Moment mal
von Wilfried Schmidt
Selbstverständlich
Vieles ist heute selbstverständlich. Auch vieles, was vor nicht langer Zeit eine Ausnahme war oder noch gar nicht bekannt oder erfunden war. Ja, wir haben uns an vieles gewöhnt. Gemüse aus dem Supermarkt. Wasser aus der Wand. Telefonieren von überall mit dem Smartphone. Fahrten über die ehemalige Grenze. Wir haben uns so sehr daran gewöhnt, dass wir gar nicht mehr wissen, wie gut es uns geht.
Verstehen Sie mich bitte nicht falsch! Ich möchte niemandem etwas madig machen. Über viele Dinge können wir uns von Herzen freuen. Was mich nur wundert: es fehlt sehr oft der Dank für den hohen Lebensstandart, den wir genießen dürfen. Eher ist Ärger und Unmut zu vernehmen, wenn mal eine Sache nicht so arbeitet, wie vorgesehen.
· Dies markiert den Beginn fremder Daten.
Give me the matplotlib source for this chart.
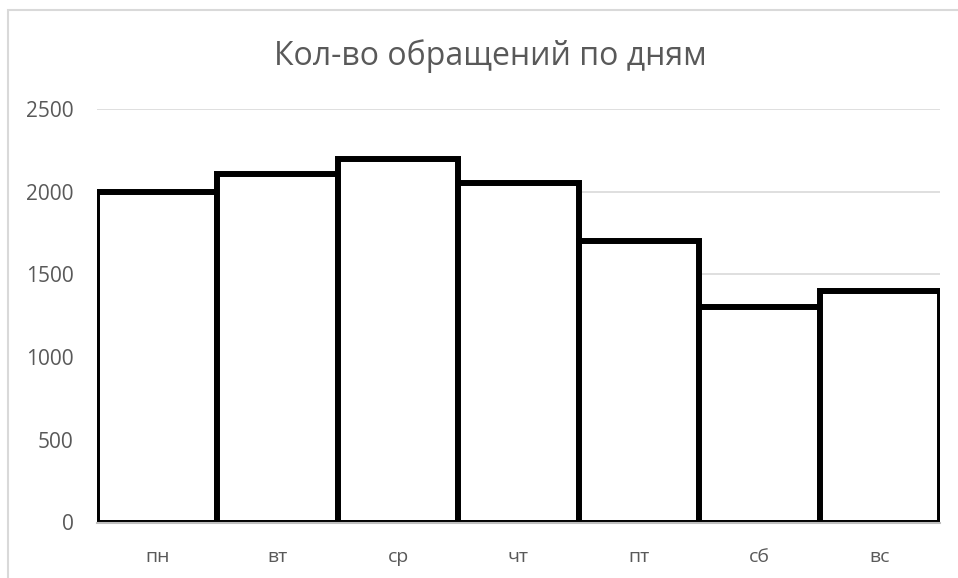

Viele haben das Danken verlernt. Dabei gehört es schon zum „Kinderknigge“, danke zu sagen. So las ich kürzlich in einer Zeitschrift für Grundschulkinder. Danken ist ganz selbstverständlich. Auch für die selbstverständlichen und kleinen Dinge. Sie sind der Rede wert, einen Dank, eine Anerkennung. In einem Lied heißt es z.B. „Dank für den Schutzmann mitten im Verkehr, dank für die Müllabfuhr und viel mehr“. Und wir finden noch viel mehr, wofür wir dankbar sein können.
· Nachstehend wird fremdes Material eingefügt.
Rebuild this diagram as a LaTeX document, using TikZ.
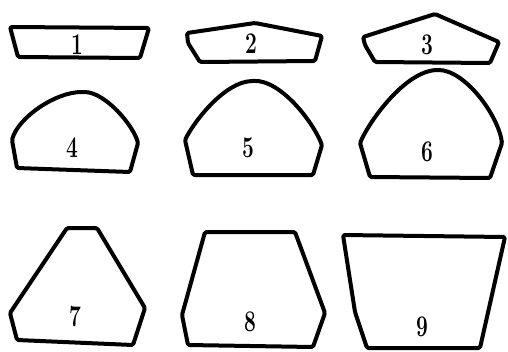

Zugegeben, manche Leute machen es einem schwer, fröhlich Danke zu sagen. Da erhält man schon mal für ein herzliches Dankeschön als Antwort „Dafür nicht“. Es ist ja okay, wenn gewisse Dinge für jemanden selbstverständlich sind und doch tut uns gut, sie nicht als selbstverständlich ohne Dank schweigend anzunehmen.
Undank hat oft mit Gedankenlosigkeit zu tun. Klar kann es mal passieren, dass die Gedanken ganz woanders sind und dann die dankbare Reaktion ausbleibt. Nur ist es nicht gut, wenn es zur Gewohnheit wird.
Auch Gott gegenüber sind wir oft gedankenlos und vergessen das Danken. Das Erntedankfest will uns alle Jahre wieder daran erinnern, dass wir soviel Grund zum Danken haben. Auch für alles, was uns inzwischen selbstverständlich ist: die vielen Obst- und Gemüsesorten, unsere Kleidung, unsere warme, trockene Wohnung, das warme Wasser aus dem Hahn, ausreichend Nahrung bis zur nächsten Ernte, … Ja, an vielen Stellen sind zwar auch viele Menschen an unserem Standard beteiligt (auch ihnen kann man bei Gelegenheit danke sagen), aber dennoch ist es ein unverdientes Privileg, dass wir hier wohnen. In einem Gebiet, wo das Klima uns nicht so herausfordert wie an vielen anderen Stellen auf der Erde, wo seit langem kein Krieg mehr war, wo es keine Erdbeben gibt. Dafür können wir Gott von Herzen danken. Auch dafür, dass auf die Saat das Wachsen und die Ernte folgen und dafür, dass wir leben.
„Danken macht reich“, so heißt es in einem alten Zitat. Nein, nicht dass dadurch der Kontostand steigt oder der Gesundheitszustand besser wird oder das Auto neuer. Aber wir bekommen einen neuen Blick für das, was unser Leben ausmacht und es reich macht. So wird z.B. im Psalm 104, einem Lied aus dem alten Israel, voller Freude beschrieben, was der Mensch um sich herum wahrnimmt und am Ende steht dann staunend: Wie zahlreich sind deine Werke, HERR! Du hast sie alle mit Weisheit gemacht.
Ja, hinter allem dürfen wir Gottes Güte erkennen. Er hat die Erde geschaffen mit ihren Ressourcen. Er lässt jedes Jahr Blumen, Korn, Obst und Gemüse neu wachsen. Dafür und für noch viel mehr wollen wir ihm danken! Selbstverständlich.